By Lynn Underwood
There are so many different types of yoga. Some are fast and aerobic while others are slow and bendy. While Yin yoga isn’t aerobic it is challenging in its own right. Like all forms of yoga its origins aren’t exactly known. However, the idea of yin postures can be traced back to ancient Chinese Taoist practices. They were often used in Kung Fu training. Brought to the US in the early 1970’s, yin’s benefits have quickly made it a well sought after practice.

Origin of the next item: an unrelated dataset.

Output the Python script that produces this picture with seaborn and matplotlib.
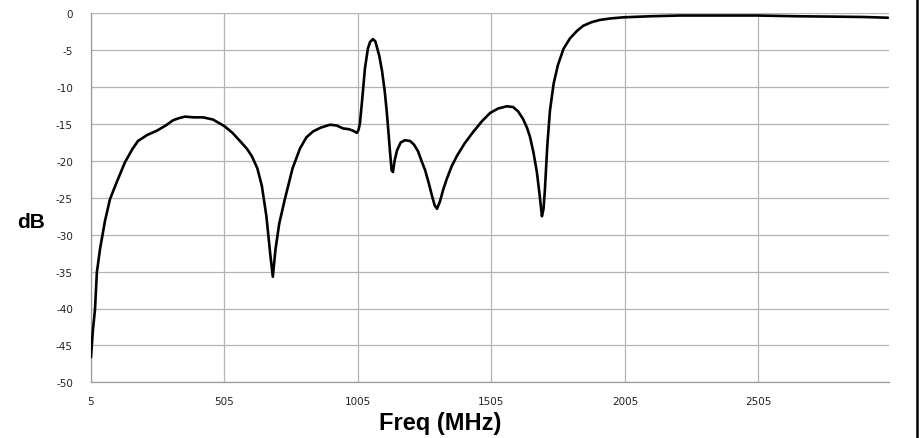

Yin yoga operates on scientific principles tied to the understanding of fascia, the intricate network of connective tissue that surrounds muscles and organs. What makes yin yoga truly inclusive is its adaptability—each pose can be adjusted to fit the unique needs of the practitioner’s body. By holding poses for extended durations, this practice gently stresses the fascia, initiating a process known as creep—a slow lengthening and reshaping of connective tissues. This sustained stress stimulates the fascia’s flexibility, encouraging better circulation and hydration within these tissues. Over time, this practice prevents the fascia from becoming stiff or restricted, supporting joint mobility and enhancing the body’s natural range of motion. The slow release from poses fosters resilience within these tissues, promoting overall health and flexibility. The beauty of yin yoga lies in its accessibility; it can be practiced by individuals of any fitness level. In a nutshell Yin yoga is adapting your body to a pose, taking it to its edge, holding for time and then releasing gently.
Yin yoga diverges from restorative yoga in that it involves pushing the pose to its limit, potentially causing discomfort, whereas restorative yoga focuses on achieving complete relaxation of muscles and tissues. Even though someone in a yin pose might seem relaxed, the stretching of connective tissue is actually quite intense.